God's Word on Sunday: We all stand in need of God’s mercy

  • October 20, 2019

30th Sunday in Ordinary Time, Oct. 27 (Year C) Sirach 35:15-17, 20-22; Psalm 34; 2 Timothy 4:6-8, 16-18; Luke 18:9-14

Life can seem very unfair and unjust at times.

We would like to think that the wicked always get their just desserts and the sooner the better. But things don’t always work out the way we would want or expect. Justice is often delayed or outright corrupted. Bribes, ideology, special interests and sometimes just plain human stupidity can get in the way.

Some poor individuals spend many years in prison only to be exonerated and released later. Powerful individuals and corporations have their own version of justice. There is little that a pricey legal team cannot accomplish. But God cannot be manipulated or bribed; God is never partial but judges according to truth and righteousness.

Sirach puts it beautifully: “The prayer of the humble pierces the clouds.” In biblical terms, a humble person is one who is not arrogant or unjust, and he or she trusts in God completely. God is their refuge and their protection.

The humble and poor of the land should not be thought of only in economic terms. Poverty or wealth take on their meaning according to the attitude and disposition of individuals. The psalm supports this view with its refrain, “the poor one called, and the Lord heard.”

A skeptic might object that there are still many miscarriages of justice and that often justice is not done quickly, perhaps not even in this lifetime. And they would be right. God is not a superman figure, flying to our rescue whenever we get in a jam.

We also live in a very imperfect — even gravely flawed — world. There are those who work overtime to thwart God’s will.
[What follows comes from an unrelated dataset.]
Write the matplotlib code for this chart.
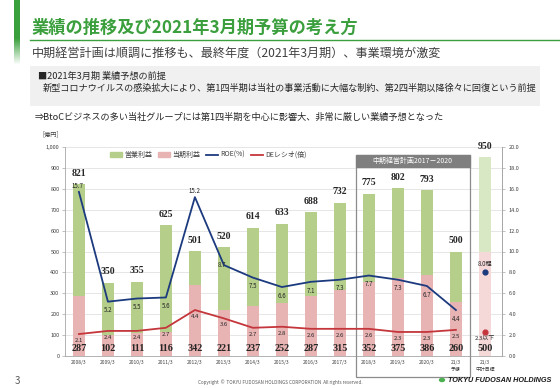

But when all is said and done, we are infinitely better off when we place our hope, faith and trust in God.

Many of those freed from prison after long years of false confinement affirm that it was their faith and hope that kept them going. God never abandons us, but sometimes justice takes a bit longer than we would like.

Paul (or one of his disciples) used an athletic metaphor to describe his faith journey. He had given everything to the cause of Christ and felt completely drained and consumed. It gave him a great deal of satisfaction that he had held back nothing.

“Not giving up” is an important lesson for our own time and culture, especially since many are prone to cut and run when the going gets tough. We don’t have to win the race or be in first place — we only need to finish it. All who cross the finish line are winners.

The Pharisees got unfairly negative press in the Gospels. We should not use the term Pharisee to denote a proud and overly legalistic person — this type can be found in every religion and in non-religious groups. In fact, there is a bit of the so-called Pharisee in many of us. He is the fall guy in this story while the hated tax collector comes off fairly well. As a sort of “everyman” the Pharisee lacks self-knowledge. 

He is unacquainted with the inner — and sometimes darker — areas of his own mind and heart. He had created a false image of himself and he believed in it. He had also neglected to allow his religious teachings to penetrate and transform the deeper parts of his heart and psyche.

Spiritual teachings are useless unless they are applied to one’s life. He also thought of himself as completely separate from the tax collector and in another class altogether. Lost was a sense of common humanity.

The tax collector did not have the comfort of illusions or a false self. All had been stripped away — he could see and feel the depths of his own misery and brokenness. He could only cry out for mercy. Jesus insisted that he was the one who went home right in God’s eyes. He had a hopeful future, for he could begin living out of his true self.

We all stand in need of God’s mercy and most of us suffer from varying degrees of self-deception. The sooner we release the burden of falseness the better.

This parable would be a useful tool in healing some of the hate, bigotry and spiritual pride that are at the core of many of today’s ethical and religious debates.